"Jenner wondered if the pus from the milkmaid's cowpox blisters was somehow preventing them from contracting smallpox," McFedries said.
To test this hypothesis, Jenner extracted some cowpox pus and inoculated an 8-year-old girl with it (a practice that would now be deemed unethical in the practice of medical studies).
Jenner found that the cowpox virus did make the little girl immune to smallpox. In naming this new medical advancement, Jenner turned to classical Latin.
He called his injection the "vaccine virus". The word vaccine is derived from the Latin word "vacca" meaning cow.
"By 1846, the word vaccine was in general use as any substance that inoculates against a disease," McFedries said.
We are all familiar with the nasty signs of nausea, feeling queasy and having the unwanted urge to bury your head in a toilet to vomit.
We know it to mean "you're not feeling exactly ship-shape," McFedries said.
"That's true physically, but it's also true etymologically," McFedries added.
The word "nausea" has Greek origins, where their term for seasickness was nausia.
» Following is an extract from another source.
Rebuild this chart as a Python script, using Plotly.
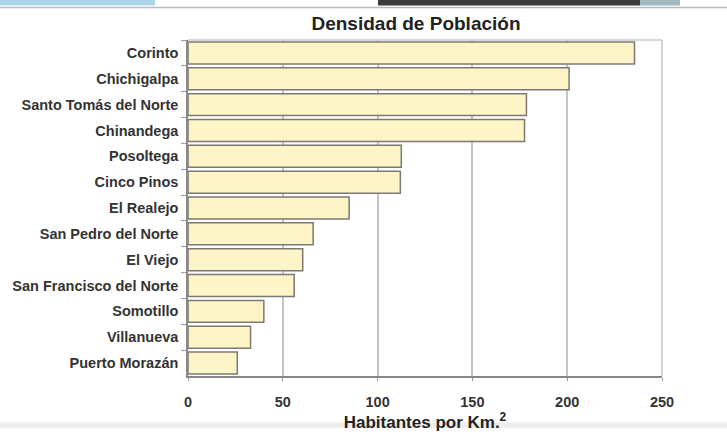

This term is actually a combination of two words in the Greek language -- naus meaning ship and the suffix -ia meaning sickness.
When put together, the word nausia literally means ship sickness, referring to that uneasy feeling that some may get after staying too long on a rocking boat.
We now use it as a word to signify the symptom of wanting to throw up, whether you're on a ship or not.